Stored entries:
◆ ◆ ◆ ◆ ◆

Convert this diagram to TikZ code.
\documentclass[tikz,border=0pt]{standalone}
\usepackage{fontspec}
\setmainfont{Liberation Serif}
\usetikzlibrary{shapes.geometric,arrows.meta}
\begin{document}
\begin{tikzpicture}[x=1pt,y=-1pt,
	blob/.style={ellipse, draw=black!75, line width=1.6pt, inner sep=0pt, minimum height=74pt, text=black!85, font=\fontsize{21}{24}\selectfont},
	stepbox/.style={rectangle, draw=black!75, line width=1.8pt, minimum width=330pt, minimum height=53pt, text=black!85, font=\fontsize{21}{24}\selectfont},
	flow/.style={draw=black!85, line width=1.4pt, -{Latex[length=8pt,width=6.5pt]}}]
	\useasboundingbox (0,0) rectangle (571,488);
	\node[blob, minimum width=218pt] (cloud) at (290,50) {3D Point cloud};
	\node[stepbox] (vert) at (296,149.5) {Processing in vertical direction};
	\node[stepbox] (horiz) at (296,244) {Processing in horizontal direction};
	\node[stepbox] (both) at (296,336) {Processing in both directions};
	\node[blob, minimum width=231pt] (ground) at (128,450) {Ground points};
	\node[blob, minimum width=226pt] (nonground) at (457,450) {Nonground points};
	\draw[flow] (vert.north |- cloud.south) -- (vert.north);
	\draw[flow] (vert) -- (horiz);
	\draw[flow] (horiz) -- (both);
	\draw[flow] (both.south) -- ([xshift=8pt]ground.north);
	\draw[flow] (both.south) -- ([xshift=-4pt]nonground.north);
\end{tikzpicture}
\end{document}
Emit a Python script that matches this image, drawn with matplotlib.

◆ ◆ ◆ ◆ ◆

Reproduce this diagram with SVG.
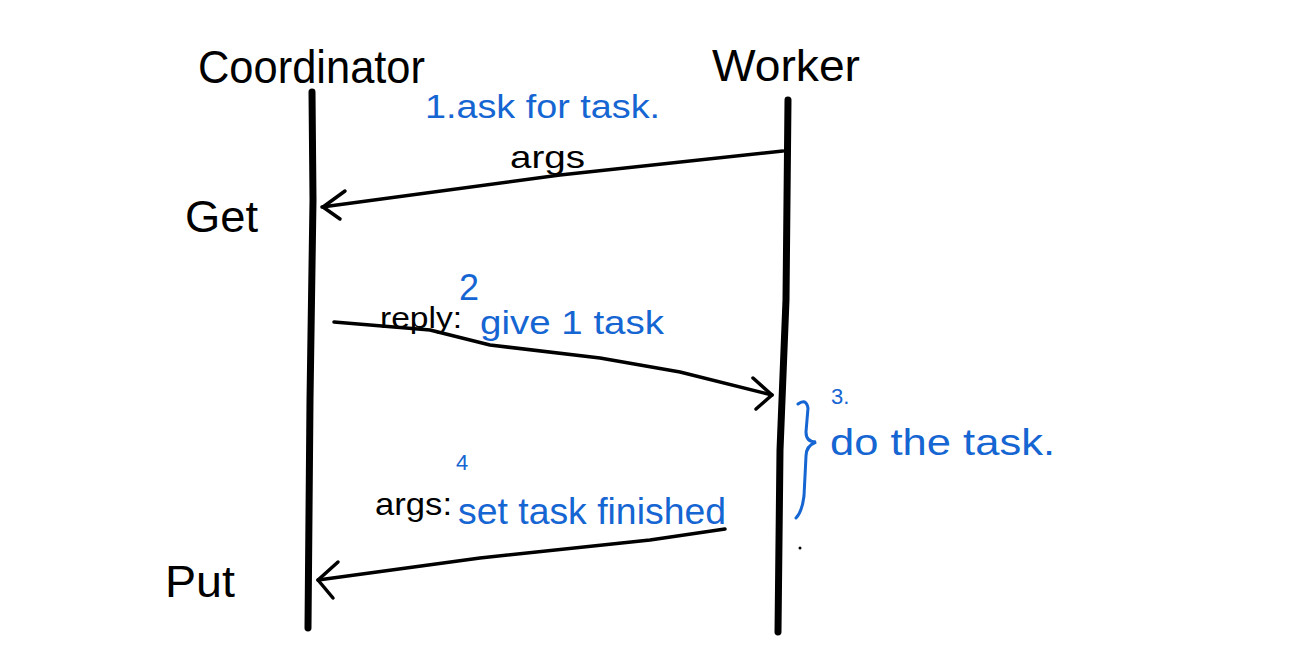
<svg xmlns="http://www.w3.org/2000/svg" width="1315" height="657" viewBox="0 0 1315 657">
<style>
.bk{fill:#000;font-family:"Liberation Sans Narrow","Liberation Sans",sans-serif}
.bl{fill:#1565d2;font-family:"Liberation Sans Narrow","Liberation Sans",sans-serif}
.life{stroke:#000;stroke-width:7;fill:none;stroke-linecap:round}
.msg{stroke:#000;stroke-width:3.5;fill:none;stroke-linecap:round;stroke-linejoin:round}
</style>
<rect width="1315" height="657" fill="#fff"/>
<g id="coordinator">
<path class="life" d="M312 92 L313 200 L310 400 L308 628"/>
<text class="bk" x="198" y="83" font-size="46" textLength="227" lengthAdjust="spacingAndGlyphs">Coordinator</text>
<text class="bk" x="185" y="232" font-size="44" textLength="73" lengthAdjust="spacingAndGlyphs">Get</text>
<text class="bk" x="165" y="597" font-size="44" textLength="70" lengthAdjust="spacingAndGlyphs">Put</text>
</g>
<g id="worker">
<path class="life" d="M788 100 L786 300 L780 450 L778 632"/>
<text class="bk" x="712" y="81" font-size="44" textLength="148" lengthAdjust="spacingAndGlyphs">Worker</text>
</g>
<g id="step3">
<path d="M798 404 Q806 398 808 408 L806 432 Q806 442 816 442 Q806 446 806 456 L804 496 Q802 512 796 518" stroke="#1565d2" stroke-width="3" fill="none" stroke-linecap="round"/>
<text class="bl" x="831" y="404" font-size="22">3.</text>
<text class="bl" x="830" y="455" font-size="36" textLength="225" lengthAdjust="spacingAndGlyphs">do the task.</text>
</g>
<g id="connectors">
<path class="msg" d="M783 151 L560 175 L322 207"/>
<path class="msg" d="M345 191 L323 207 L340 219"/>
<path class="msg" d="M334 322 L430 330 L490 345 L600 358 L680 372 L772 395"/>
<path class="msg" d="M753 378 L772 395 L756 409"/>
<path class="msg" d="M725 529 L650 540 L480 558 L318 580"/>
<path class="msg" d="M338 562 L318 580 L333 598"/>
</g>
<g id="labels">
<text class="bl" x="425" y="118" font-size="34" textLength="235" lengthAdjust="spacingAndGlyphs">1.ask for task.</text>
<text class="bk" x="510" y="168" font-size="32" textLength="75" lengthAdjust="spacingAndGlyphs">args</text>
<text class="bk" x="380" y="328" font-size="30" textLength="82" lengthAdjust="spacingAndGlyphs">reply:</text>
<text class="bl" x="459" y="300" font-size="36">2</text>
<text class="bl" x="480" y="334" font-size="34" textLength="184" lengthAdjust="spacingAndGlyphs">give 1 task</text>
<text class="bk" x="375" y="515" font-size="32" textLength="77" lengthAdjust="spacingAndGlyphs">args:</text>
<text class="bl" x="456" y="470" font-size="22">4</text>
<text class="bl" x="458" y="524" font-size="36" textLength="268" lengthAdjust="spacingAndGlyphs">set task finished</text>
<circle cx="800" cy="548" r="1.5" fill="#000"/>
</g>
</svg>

◆ ◆ ◆ ◆ ◆

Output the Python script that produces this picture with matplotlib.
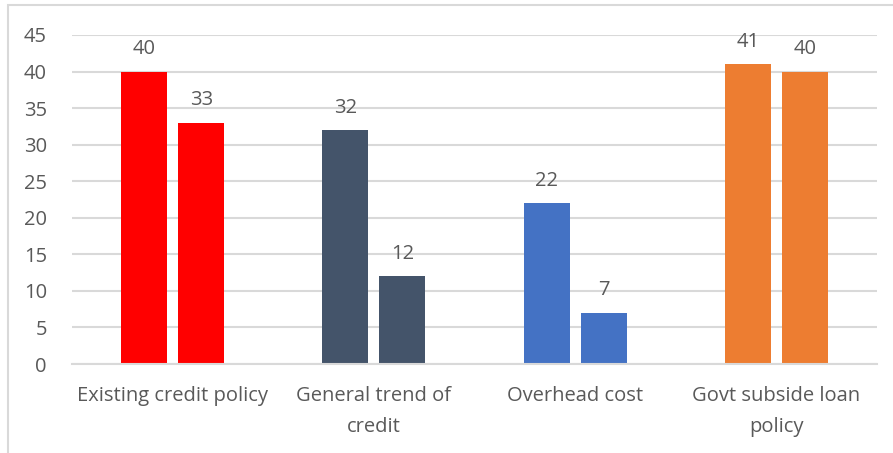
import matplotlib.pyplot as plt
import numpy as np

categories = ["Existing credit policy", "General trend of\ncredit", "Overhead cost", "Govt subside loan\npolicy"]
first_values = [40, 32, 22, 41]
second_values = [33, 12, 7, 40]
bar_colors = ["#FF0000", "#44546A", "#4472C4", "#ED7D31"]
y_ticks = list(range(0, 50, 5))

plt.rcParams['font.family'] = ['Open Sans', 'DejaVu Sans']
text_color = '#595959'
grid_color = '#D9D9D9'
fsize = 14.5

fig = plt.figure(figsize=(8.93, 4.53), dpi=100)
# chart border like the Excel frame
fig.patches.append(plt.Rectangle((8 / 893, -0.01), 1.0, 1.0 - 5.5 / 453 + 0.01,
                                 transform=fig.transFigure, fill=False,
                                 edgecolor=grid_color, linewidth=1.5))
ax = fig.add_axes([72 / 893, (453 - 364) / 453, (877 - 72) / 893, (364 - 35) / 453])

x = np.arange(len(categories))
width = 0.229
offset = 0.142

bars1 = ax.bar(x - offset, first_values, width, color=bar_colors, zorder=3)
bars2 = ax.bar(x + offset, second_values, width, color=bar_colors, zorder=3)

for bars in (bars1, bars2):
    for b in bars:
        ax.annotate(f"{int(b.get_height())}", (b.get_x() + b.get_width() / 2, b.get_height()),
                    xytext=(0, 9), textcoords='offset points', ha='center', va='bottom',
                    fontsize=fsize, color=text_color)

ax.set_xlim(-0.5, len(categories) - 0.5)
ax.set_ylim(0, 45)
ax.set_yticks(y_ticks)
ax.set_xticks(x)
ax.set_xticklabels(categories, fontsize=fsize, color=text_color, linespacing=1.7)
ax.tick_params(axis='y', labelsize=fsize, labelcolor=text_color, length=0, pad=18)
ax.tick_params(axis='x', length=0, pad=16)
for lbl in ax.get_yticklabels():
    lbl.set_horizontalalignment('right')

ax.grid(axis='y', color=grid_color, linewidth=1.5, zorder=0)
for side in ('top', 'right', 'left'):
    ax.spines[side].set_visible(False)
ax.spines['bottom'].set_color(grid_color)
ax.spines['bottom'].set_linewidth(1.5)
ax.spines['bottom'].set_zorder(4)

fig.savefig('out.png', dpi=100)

◆ ◆ ◆ ◆ ◆

Goal of the exercise: Nothing but the lines above, starting at the line that contains "Output the Python" and ending at the line that contains "import numpy as np", should be given again, exactly and without the pictures.

Written response:
Output the Python script that produces this picture with matplotlib.
import matplotlib.pyplot as plt
import numpy as np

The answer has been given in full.